One time when I was much older, I followed up on
something which really always bugged me, and it
proved my point: Our local newspaper was the Home
News Tribune, by name, and for a while they were
running a column where people could write in and
ask about some curiosity in the area, something they'd
seen and wished to know more about - an old tower,
a lost building, a remembered park, etc. There's a
section of town around me called 'South Edison'; it's
a crummy, geography-strip of an otherwise sprawling
mess of nothing much. It's often referred to itself as the
'Clara Barton' section of Edison. I always knew it was
bullshit, but then they began hanging banners from all
the lightpoles and stuff along the section of Amboy
Avenue that ran through it. The banners were all puffed
up crap about welcoming people to the 'Historic Clara
Barton Section' of Edison. That finally got my hackles
up, and I wrote a letter asking what exactly was so 'historic',
and since when, about this 'section'. I knew Clara Barton
had never even set foot in New Jersey, except once, it was
maybe documented, that she might have visited and elderly
Walt Whitman, in Camden, Mickle Street, when he lived
there. She, and he, actually, was a Civil War nurse who
field-tended the wounded, dead, and dying, and whose name
was connected to the founding of the Red Cross. That was it.

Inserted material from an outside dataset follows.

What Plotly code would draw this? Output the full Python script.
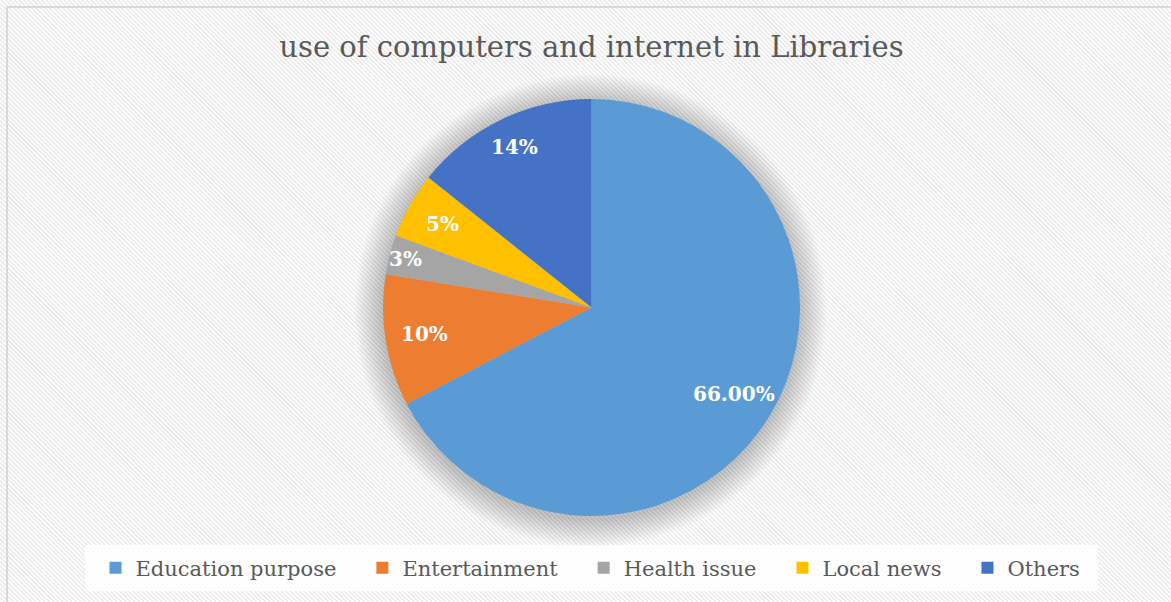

The newspaper actually printed both the letter-request, and a
reply. Answer - nothing historic about it at all. Fact of the
matter is, she'd never set foot in central or north Jersey, and
the only connection was that the local old schoolhouse was
named the Clara Barton School back in the 1920's when it
was built. That was it - the town otherwise was just playing
up a completely bogus connection in order to boost some
sort of civic identity on an otherwise miserable place. The
only reason it was the 'Clara Barton' section at all was
because of the old name of an old, no longer used, school,
(it was now a seniors' living, apartment complex, added onto).
At least they owned up to their bullshit.
-
The same thing happened another time too - I was referring
to an old road map and on it, in the 'Sewaren' section of old
back areas (which are now all refinery pipes, tanks, and
transmission lines, Shell Oil Co., etc), were clearly marked
two old town names, with dots for location, etc. They were
called 'Maurer' and 'Ferrer', by name, each. I wrote the same
guy and the newspaper, and asked about that. He printed and
replied that, yes, they'd both been two older communities,
(there was even, to this day is, a 'Maurer Road', now which
leads nowhere, and is off-limits, closed, but still shows a
street sign), As it turns out, and as the guy printed, those
were both old communities through the beginning of the
twentieth century - small villages, homes, people, etc.,
the entire old sense of American place. There were now
some sluiced and channeled waterways there, rudely done,
which had once been streams and ponds and brooks. By
the 1940's, the places were erased, as most of the lands
thereabouts, that entire Sewaren to Perth Amboy section,
in fact had been disfigured and made gross by tank farms,
fuel-truck refilling stations, and a few miles of silver
pipelines and refinery stations propped up all over the
lunar, industrial, raw, rude and foul landscape. Goes to
show - the lives we lead are complete fictions; things
are foisted on us to make the narratives the powers that be
wish made. Had I not scratched a little, no common
knowledge of this gross indecency would have even
come to light, nor the information for it brought out. Kids
certainly aren't taught it. Our entire ways of life do not
utilize it - it is subsumed, this information, and kept
hidden away - lest we know what we have lost. It's a
really sad and sorry state. In addition, the local graveyards
are filled with old-line Slovakian and Hungarian names,
the people who'd lived and tended (or mistended) these
lands, and from whom all of this had been taken. The old
legacies of Pert Amboy, Woodbridge, Sewaren, Port
Reading, and environs are simply ignored, after first
being destroyed. And here we were, being taught
to hide under our desks. What a crock of shit.